Run-length encoding (a very basic and specific sort of encoding) is what Killyp described above. See the linked bits in the original article for explanations of linear prediction and Golomb-Rice encoding. Hope you like math! ;)

zygo
Mar 25, 2008, 05:14 PM
Run-length encoding (a very basic and specific sort of encoding) is what Killyp described above. See the linked bits in the original article for explanations of linear prediction and Golomb-Rice encoding. Hope you like math! ;)

I hate maths even more now!!!! haha!

And from reading up through those wiki's I'm even more confused as to what it's doing! But thanks for the link.

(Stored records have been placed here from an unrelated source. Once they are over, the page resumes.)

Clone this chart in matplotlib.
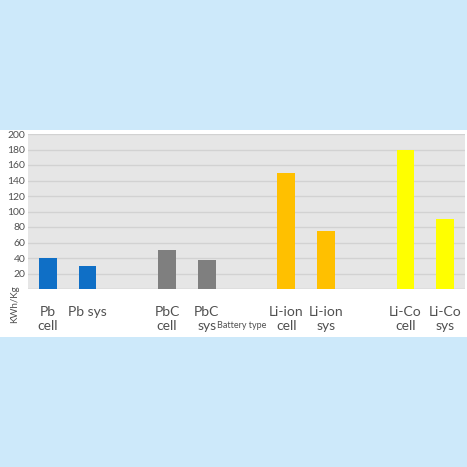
import matplotlib

matplotlib.use("Agg")
import matplotlib.pyplot as plt
from matplotlib.patches import Rectangle

# data (empty slots are the gaps between battery families)
categories = ["Pb\ncell", "Pb sys", "", "PbC\ncell", "PbC\nsys", "",
              "Li-ion\ncell", "Li-ion\nsys", "", "Li-Co\ncell", "Li-Co\nsys"]
values = [40, 30, 0, 50, 38, 0, 150, 75, 0, 180, 90]
bar_colors = ["#0f6fc6", "#0f6fc6", "none", "#7f7f7f", "#7f7f7f", "none",
              "#ffc000", "#ffc000", "none", "#ffff00", "#ffff00"]
yticks = [0, 20, 40, 60, 80, 100, 120, 140, 160, 180, 200]
ytick_labels = ["", "20", "40", "60", "80", "100", "120", "140", "160", "180", "200"]

W = H = 467
plt.rcParams["font.family"] = ["Lato", "DejaVu Sans"]

fig = plt.figure(figsize=(W / 100, H / 100), dpi=100, facecolor="#cde9fa")

# white chart box behind the axes
fig.patches.append(Rectangle((0, 1 - 337 / H), 1, (337 - 130) / H,
                             transform=fig.transFigure, facecolor="white",
                             edgecolor="none", zorder=-10))

ax = fig.add_axes([28 / W, 1 - 289 / H, (465 - 28) / W, (289 - 134) / H])
ax.set_zorder(1)
ax.set_facecolor("#e6e6e6")
x = list(range(len(categories)))
ax.bar(x, values, width=0.44, color=bar_colors, zorder=3)
ax.set_xlim(-0.5, len(categories) - 0.5)
ax.set_ylim(0, 200)
ax.set_yticks(yticks)
ax.set_yticklabels(ytick_labels, fontsize=7.5, color="#505050")
ax.set_xticks(x)
ax.set_xticklabels(categories, fontsize=10, color="#505050", linespacing=1.25)
ax.tick_params(axis="both", length=0)
ax.tick_params(axis="x", pad=12)
ax.tick_params(axis="y", pad=2)
ax.grid(axis="y", color="#d2d2d2", linewidth=1, zorder=1)
for s in ax.spines.values():
    s.set_visible(False)
ax.axhline(0, color="#d2d2d2", linewidth=1, zorder=2)

fig.text(15 / W, 1 - 304 / H, "KWh/Kg", rotation=90, fontsize=7,
         color="#505050", ha="center", va="center", zorder=5)
fig.text(217 / W, 1 - 326 / H, "Battery type", fontsize=6.5,
         color="#505050", ha="left", va="center", zorder=5)

fig.savefig("out.png", dpi=100, facecolor=fig.get_facecolor())
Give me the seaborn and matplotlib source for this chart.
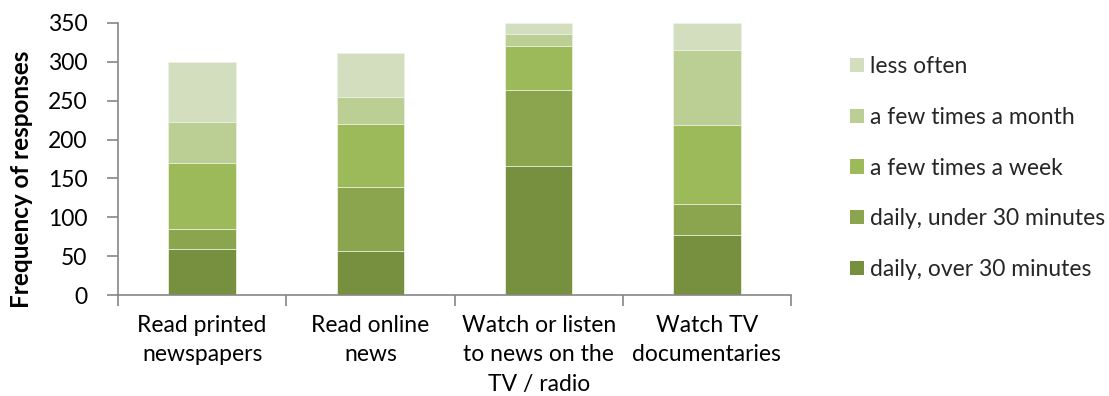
import numpy as np
import pandas as pd
import matplotlib
matplotlib.use("Agg")
import matplotlib.pyplot as plt
import seaborn as sns
from matplotlib.patches import Patch

categories = ["Read printed\nnewspapers", "Read online\nnews",
              "Watch or listen\nto news on the\nTV / radio", "Watch TV\ndocumentaries"]
series = ["daily, over 30 minutes", "daily, under 30 minutes",
          "a few times a week", "a few times a month", "less often"]
daily_over = [60, 57, 166, 78]
daily_under = [25, 82, 98, 39]
few_week = [85, 81, 56, 102]
few_month = [52, 34, 16, 96]
less_often = [77, 57, 14, 34]
colors = ["#77903F", "#8BA54E", "#9CBA59", "#BBCF94", "#D2DEBE"]

values = [daily_over, daily_under, few_week, few_month, less_often]

sns.set_theme(style="white")
plt.rcParams["font.family"] = ["Lato", "DejaVu Sans"]
FS = 16.5

fig = plt.figure(figsize=(11.09, 3.96), dpi=100)
ax = fig.add_axes([118 / 1109, 1 - 295.3 / 396, (791 - 118) / 1109, (295.3 - 22.7) / 396])

cum = np.cumsum(np.array(values), axis=0)
# draw cumulative totals from the top layer down so each segment shows
for i in range(len(series) - 1, -1, -1):
    df = pd.DataFrame({"cat": categories, "val": cum[i]})
    sns.barplot(data=df, x="cat", y="val", color=colors[i], width=0.4,
                saturation=1, edgecolor="#EEF2E4", linewidth=0.6, ax=ax)

ax.set_xlim(-0.5, len(categories) - 0.5)
ax.set_ylim(0, 350)
ax.set_yticks(np.arange(0, 351, 50))
ax.set_xlabel("")
ax.set_ylabel("")

# boundary ticks for categories, labels at centers
ax.set_xticks(np.arange(-0.5, len(categories)), minor=False)
ax.set_xticklabels([""] * (len(categories) + 1))
ax.set_xticks(np.arange(len(categories)), minor=True)
ax.set_xticklabels(categories, minor=True, fontsize=FS, linespacing=1.5, color="#000000")
ax.tick_params(axis="x", which="major", length=8, width=1.2, color="#868686", direction="out", bottom=True)
ax.tick_params(axis="x", which="minor", length=0, pad=14)
ax.tick_params(axis="y", length=8, width=1.2, color="#868686", direction="out", left=True,
               labelsize=FS, pad=14, labelcolor="#000000")

for side in ["top", "right"]:
    ax.spines[side].set_visible(False)
for side in ["left", "bottom"]:
    ax.spines[side].set_color("#868686")
    ax.spines[side].set_linewidth(1.2)

fig.text(22 / 1109, 1 - 179 / 396, "Frequency of responses", rotation=90,
         ha="center", va="center", fontsize=17.5, fontweight="bold", color="#000000")

handles = [Patch(facecolor=colors[i], edgecolor="none", label=series[i])
           for i in range(len(series) - 1, -1, -1)]
fig.legend(handles=handles, loc="upper left", bbox_to_anchor=(850 / 1109, 1 - 56 / 396),
           frameon=False, fontsize=FS, handlelength=0.59, handleheight=0.59,
           handletextpad=0.28, labelspacing=1.3, borderaxespad=0, borderpad=0)

fig.savefig("out.png", dpi=100)
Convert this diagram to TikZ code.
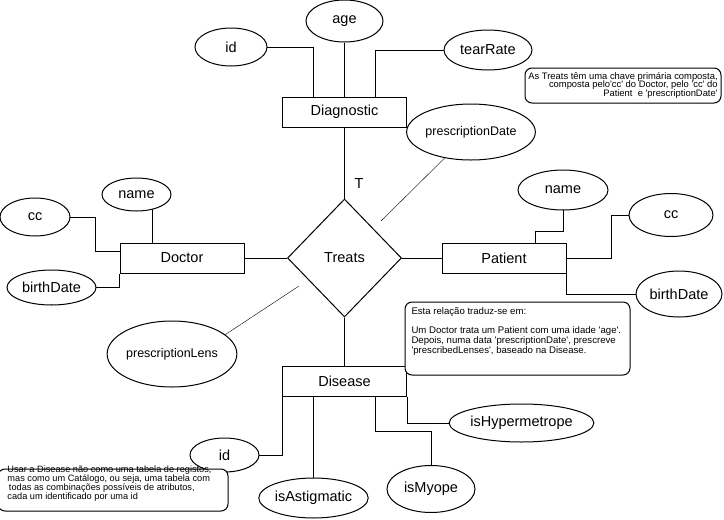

At least now I know not to get into coding or too deep into compression techniques!

Sorry to the O/P for half hijacking your thread!

KettyKrueger
Mar 25, 2008, 05:15 PM
Thanks for the replies!!

The reason I asked is because my music library is in Apple Lossless but to stream it to my PS3 it needs to be .wav (or a lossy format).

Trouble with wavs is that you can't embed artwork or tags.

Oh well, at least I can enjoy my lossless music in the living room :)

killmoms
Mar 25, 2008, 05:17 PM
I hate maths even more now!!!! haha!

And from reading up through those wiki's I'm even more confused as to what it's doing! But thanks for the link. At least now I know not to get into coding or too deep into compression techniques!

Sorry to the O/P for half hijacking your thread!

To quote the great sage Strong Bad:

"Technology is... magic! Basically, it's something that's really cool that you don't know how it works, and when it breaks you have to buy a new one!"